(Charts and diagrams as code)
%%
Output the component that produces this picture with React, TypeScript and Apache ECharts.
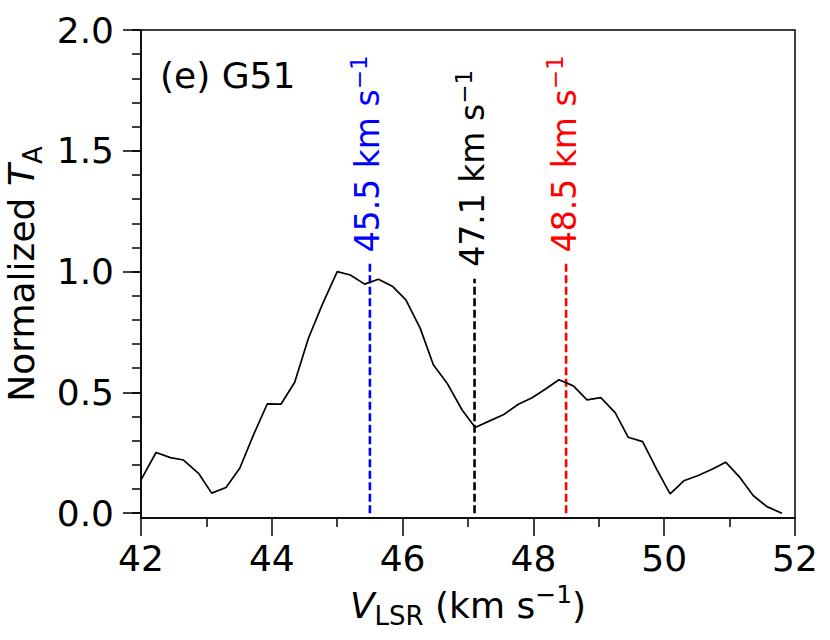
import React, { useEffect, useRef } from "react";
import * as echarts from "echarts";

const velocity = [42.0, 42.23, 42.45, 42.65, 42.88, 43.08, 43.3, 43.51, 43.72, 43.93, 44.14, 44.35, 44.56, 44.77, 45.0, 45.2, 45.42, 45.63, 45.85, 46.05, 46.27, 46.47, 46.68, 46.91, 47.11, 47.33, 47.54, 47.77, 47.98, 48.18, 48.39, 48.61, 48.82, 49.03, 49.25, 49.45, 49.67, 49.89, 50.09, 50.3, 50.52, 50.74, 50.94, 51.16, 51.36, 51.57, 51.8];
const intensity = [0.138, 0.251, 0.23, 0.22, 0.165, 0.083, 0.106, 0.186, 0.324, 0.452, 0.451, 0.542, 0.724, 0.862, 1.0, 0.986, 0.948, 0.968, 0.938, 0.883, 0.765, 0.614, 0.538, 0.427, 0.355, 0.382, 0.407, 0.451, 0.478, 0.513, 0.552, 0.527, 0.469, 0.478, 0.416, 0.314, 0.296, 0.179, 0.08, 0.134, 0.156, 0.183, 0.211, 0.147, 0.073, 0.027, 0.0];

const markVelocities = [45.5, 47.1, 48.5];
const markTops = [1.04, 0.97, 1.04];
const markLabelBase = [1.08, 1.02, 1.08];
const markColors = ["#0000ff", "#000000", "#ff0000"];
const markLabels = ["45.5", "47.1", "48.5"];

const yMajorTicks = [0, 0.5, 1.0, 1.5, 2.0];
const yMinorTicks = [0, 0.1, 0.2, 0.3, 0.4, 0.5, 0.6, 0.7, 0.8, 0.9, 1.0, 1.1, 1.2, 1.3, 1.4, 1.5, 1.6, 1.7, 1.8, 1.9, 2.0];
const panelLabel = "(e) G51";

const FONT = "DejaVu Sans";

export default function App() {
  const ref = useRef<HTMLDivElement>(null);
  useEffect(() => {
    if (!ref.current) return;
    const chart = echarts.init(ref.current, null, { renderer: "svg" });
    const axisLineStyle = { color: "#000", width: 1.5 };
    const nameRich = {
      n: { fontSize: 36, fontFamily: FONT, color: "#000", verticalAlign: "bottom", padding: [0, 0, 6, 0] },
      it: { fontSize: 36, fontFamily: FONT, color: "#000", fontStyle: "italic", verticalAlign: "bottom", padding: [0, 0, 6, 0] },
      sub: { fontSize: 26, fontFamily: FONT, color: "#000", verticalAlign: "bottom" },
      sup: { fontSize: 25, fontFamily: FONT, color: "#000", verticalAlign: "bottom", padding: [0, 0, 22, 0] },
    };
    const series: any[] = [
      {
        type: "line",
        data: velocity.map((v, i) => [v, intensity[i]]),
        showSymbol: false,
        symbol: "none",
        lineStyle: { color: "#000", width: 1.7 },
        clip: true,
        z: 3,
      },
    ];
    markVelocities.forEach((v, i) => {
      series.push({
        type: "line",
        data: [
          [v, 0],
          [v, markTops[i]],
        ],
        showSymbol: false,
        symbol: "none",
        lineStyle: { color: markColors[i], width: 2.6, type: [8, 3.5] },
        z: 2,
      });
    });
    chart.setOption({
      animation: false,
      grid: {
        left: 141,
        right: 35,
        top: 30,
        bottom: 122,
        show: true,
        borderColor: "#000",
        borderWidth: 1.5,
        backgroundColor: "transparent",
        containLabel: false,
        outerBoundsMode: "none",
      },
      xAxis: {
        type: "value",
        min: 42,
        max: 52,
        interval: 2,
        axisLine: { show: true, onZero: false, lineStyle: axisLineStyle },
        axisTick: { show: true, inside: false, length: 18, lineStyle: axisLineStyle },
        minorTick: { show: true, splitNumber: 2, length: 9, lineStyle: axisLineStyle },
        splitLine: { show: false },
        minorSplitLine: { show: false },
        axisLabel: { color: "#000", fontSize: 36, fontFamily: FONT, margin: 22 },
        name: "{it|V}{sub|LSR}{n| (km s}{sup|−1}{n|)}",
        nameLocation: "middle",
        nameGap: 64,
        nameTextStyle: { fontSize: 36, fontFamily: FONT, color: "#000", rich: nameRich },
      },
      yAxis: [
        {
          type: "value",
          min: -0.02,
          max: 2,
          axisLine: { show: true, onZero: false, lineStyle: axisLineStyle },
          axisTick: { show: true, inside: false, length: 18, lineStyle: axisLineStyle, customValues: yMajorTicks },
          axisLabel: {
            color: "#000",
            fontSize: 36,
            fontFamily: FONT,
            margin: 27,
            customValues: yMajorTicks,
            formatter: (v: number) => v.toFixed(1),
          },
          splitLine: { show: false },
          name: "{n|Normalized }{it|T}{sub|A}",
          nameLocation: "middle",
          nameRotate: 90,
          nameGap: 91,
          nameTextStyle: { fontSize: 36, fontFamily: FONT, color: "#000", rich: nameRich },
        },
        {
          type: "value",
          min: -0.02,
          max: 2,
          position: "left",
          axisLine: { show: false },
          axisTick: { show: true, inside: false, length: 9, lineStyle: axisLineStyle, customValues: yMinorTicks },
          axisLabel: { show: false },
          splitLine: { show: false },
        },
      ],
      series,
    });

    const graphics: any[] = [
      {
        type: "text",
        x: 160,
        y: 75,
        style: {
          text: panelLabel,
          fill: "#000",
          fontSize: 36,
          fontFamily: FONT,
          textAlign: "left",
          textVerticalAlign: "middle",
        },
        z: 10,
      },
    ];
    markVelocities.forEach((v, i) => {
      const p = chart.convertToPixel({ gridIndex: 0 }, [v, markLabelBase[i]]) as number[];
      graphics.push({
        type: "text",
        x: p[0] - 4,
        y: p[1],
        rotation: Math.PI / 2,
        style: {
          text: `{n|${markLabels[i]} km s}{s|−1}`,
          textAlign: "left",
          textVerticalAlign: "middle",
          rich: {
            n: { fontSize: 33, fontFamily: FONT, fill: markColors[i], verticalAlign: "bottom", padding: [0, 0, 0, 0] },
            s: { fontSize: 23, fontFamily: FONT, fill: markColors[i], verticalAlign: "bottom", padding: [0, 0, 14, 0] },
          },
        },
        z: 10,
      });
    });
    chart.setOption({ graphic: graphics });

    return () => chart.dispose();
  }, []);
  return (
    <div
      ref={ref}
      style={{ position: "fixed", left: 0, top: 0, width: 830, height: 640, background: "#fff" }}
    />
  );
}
%%
%%
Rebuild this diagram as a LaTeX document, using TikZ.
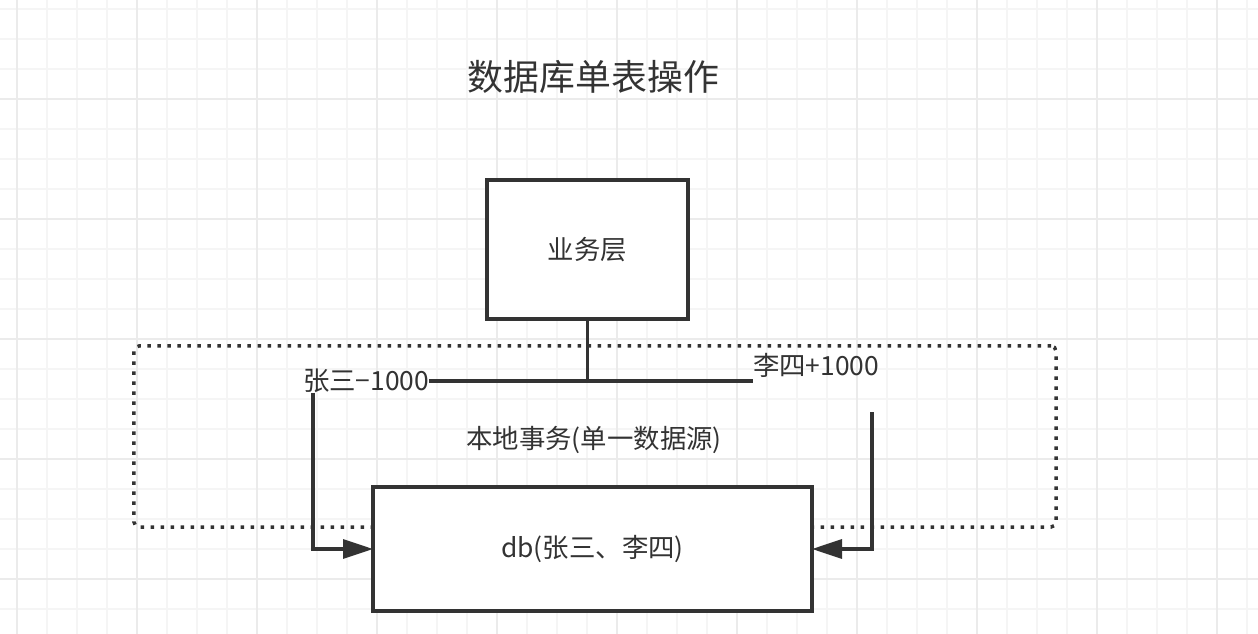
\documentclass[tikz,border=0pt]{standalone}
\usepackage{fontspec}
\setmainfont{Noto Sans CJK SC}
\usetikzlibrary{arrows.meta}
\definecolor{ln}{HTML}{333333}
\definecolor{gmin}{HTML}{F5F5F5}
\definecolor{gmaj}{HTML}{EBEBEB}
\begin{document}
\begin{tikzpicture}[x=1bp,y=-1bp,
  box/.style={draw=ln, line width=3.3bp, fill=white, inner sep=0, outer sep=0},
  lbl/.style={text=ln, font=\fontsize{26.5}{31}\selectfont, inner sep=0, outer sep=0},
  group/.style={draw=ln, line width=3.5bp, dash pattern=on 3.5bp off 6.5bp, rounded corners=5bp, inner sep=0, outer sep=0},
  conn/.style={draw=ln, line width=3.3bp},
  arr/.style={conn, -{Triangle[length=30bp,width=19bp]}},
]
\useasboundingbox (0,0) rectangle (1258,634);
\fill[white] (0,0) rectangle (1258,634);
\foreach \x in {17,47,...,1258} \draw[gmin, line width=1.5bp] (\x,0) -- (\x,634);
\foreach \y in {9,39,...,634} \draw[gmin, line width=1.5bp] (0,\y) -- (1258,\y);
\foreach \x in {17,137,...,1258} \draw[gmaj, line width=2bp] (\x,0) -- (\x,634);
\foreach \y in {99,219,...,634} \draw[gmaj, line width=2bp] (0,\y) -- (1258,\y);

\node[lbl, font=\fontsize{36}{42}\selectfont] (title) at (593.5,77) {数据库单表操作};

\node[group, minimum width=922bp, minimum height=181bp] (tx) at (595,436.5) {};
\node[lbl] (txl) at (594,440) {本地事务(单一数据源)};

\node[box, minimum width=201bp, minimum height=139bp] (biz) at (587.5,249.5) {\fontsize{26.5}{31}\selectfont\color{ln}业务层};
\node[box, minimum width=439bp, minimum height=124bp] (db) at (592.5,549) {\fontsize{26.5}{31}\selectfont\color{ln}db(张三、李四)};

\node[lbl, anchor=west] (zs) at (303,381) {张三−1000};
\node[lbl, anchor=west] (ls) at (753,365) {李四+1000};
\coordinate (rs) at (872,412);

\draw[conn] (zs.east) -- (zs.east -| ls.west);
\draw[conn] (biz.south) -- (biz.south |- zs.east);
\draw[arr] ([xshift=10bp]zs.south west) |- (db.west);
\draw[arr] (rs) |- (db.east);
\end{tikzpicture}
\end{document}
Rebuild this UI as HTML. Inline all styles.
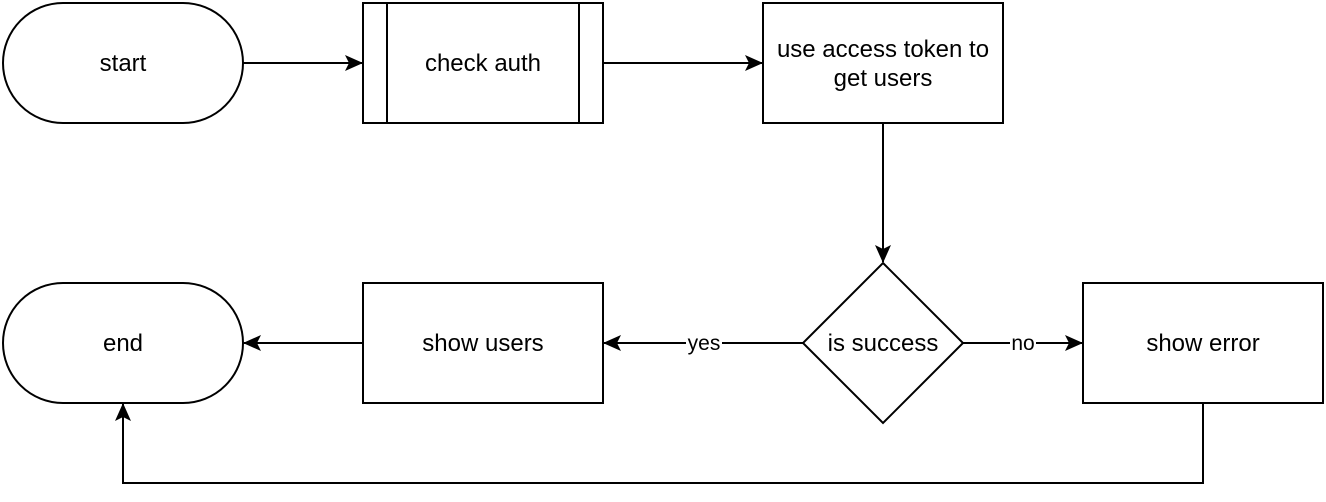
%%
%%
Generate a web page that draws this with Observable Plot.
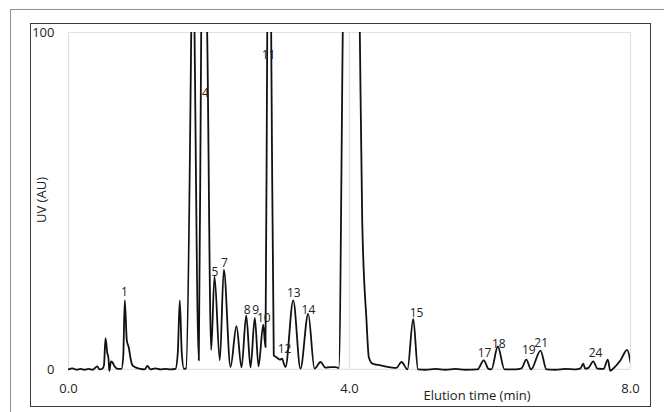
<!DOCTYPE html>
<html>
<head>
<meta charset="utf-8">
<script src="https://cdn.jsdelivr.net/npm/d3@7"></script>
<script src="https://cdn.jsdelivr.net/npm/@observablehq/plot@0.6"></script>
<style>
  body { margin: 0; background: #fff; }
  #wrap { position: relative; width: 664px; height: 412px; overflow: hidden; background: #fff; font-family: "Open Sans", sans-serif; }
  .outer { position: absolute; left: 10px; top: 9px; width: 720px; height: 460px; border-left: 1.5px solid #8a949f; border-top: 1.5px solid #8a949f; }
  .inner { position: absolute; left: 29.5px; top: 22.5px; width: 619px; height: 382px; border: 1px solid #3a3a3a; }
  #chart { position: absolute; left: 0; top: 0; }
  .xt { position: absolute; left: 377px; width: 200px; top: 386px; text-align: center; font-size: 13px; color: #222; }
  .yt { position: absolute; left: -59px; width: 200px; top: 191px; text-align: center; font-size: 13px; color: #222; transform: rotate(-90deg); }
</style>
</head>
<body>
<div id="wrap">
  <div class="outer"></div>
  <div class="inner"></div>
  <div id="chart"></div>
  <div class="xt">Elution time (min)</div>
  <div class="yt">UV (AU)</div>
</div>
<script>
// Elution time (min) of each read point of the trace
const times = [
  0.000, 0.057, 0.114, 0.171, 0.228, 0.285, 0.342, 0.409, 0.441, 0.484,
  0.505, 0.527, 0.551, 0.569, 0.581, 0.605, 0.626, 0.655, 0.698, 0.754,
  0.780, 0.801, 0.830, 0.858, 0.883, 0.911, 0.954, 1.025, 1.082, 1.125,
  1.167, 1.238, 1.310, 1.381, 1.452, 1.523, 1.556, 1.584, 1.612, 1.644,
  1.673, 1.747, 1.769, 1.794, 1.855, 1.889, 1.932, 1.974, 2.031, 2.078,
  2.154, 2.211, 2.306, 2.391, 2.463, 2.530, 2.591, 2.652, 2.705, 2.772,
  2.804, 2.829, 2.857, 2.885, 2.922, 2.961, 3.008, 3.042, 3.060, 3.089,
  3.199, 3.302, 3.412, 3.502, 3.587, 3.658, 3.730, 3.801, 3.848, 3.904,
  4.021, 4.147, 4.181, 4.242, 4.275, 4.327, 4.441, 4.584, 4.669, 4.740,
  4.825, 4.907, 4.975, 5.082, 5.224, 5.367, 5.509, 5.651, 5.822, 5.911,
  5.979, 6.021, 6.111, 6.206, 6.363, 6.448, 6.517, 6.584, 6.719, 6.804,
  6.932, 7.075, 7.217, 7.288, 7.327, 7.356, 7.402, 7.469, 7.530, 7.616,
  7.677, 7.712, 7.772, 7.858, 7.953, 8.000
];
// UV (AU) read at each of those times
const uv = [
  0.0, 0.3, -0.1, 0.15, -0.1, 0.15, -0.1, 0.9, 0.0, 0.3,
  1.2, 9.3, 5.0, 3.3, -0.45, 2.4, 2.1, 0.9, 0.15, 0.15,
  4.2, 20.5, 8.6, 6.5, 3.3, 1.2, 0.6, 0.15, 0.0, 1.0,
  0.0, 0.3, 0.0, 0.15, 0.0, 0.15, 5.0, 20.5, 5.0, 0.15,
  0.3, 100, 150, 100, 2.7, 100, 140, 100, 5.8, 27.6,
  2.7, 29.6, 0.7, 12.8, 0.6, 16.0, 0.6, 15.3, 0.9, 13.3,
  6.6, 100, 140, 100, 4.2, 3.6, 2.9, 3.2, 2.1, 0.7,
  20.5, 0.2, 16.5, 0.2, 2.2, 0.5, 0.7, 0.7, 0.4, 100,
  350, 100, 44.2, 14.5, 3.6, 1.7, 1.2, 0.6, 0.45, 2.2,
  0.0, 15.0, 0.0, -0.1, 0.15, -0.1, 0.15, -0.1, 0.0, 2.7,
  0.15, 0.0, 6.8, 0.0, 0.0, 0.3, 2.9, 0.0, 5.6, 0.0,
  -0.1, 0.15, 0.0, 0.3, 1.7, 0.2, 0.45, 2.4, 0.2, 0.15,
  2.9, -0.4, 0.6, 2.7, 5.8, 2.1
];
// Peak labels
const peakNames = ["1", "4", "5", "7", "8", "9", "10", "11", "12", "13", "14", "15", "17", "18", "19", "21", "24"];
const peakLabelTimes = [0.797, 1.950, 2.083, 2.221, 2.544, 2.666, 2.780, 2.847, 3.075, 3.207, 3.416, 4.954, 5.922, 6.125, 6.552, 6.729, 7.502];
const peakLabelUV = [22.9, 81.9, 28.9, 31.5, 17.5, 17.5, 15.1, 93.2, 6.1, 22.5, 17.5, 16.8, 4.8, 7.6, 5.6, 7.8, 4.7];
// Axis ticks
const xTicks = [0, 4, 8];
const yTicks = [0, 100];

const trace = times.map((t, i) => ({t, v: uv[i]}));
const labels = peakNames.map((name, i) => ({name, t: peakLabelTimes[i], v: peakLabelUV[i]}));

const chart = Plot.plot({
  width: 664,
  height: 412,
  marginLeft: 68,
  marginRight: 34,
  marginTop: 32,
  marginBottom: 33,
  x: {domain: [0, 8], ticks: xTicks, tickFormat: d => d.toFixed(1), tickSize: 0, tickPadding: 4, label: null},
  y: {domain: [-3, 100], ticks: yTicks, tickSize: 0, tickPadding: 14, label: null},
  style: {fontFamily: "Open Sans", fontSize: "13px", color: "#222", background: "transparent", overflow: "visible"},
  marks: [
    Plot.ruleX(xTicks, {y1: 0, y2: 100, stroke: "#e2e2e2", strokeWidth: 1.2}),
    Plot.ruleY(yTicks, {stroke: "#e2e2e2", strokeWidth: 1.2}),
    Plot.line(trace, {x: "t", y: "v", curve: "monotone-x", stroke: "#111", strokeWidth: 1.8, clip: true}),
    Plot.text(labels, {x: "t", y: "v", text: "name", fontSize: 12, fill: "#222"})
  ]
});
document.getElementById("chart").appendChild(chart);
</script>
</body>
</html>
%%
Work out how many lines in the records above contain the word "React", and give only that number.

2